### WORK TO BE COMPLETED
Include the line containing "import pandas as pd" and all lines before it, repeated exactly from the listing below, without pictures.

___ SOURCE DATA

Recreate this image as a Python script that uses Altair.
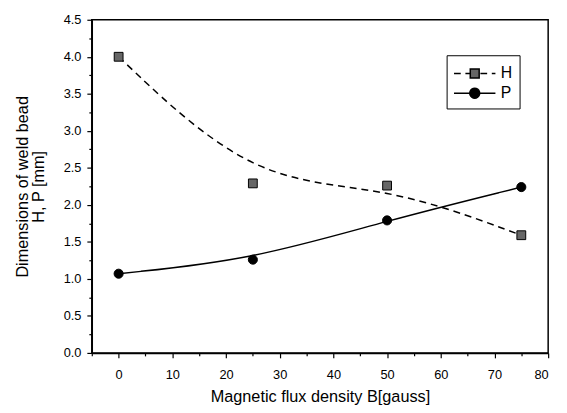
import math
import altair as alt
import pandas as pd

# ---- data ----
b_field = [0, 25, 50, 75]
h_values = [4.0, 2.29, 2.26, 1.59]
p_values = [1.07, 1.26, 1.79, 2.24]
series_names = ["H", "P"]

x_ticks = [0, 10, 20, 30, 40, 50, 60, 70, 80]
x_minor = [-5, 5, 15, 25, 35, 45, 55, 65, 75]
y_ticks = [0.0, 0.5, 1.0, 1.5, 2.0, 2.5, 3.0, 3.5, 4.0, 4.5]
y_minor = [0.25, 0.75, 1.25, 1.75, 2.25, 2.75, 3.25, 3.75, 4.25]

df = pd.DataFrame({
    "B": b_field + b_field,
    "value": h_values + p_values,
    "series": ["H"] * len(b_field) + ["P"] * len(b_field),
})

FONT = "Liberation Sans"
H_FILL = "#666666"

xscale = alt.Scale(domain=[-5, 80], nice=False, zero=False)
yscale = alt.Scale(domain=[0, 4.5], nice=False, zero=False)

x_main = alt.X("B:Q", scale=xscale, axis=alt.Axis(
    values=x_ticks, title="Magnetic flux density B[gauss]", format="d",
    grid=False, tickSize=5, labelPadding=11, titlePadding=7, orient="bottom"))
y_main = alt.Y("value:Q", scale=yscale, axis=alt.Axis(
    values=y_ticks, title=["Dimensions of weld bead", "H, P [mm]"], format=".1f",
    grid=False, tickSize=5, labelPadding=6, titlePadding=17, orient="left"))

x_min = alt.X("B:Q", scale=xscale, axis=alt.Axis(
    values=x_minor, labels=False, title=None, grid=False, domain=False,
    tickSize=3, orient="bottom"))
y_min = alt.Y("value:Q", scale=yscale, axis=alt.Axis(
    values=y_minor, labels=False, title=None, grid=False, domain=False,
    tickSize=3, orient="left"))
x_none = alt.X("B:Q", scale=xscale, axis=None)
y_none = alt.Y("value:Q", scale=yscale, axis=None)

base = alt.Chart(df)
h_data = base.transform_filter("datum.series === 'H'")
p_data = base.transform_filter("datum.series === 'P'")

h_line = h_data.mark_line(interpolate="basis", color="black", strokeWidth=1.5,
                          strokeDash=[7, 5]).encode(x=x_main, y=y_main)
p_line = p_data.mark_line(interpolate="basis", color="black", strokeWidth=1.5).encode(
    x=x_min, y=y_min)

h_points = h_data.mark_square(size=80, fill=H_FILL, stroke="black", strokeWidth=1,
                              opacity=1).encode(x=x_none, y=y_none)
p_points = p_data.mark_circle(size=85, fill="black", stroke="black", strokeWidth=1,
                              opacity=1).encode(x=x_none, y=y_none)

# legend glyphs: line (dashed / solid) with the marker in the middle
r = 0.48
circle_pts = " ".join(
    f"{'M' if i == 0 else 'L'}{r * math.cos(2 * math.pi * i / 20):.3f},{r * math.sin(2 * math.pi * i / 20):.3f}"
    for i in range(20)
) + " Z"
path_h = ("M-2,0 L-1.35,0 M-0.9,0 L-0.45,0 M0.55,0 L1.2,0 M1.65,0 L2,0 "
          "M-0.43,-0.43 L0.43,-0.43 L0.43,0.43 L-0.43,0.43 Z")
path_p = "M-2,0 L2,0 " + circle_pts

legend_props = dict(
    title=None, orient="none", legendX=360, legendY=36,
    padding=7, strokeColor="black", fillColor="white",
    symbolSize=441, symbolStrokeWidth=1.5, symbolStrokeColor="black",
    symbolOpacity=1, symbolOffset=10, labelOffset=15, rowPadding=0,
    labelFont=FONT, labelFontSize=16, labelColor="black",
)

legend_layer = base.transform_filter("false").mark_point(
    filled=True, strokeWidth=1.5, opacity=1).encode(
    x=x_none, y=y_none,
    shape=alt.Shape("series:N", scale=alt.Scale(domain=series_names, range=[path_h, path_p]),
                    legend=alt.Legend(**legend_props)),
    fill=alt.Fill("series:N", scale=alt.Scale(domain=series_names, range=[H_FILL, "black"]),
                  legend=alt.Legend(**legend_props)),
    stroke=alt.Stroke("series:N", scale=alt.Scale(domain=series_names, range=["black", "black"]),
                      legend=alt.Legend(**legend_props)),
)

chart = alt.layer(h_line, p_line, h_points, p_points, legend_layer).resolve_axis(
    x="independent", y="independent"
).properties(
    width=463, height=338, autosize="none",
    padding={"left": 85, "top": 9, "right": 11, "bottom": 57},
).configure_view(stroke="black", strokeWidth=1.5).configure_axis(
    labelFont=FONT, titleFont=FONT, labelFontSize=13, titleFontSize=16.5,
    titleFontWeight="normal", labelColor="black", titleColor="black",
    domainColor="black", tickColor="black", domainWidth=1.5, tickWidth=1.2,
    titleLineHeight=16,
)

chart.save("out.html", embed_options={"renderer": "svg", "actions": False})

______

### CORRECT RESULT
Recreate this image as a Python script that uses Altair.
import math
import altair as alt
import pandas as pd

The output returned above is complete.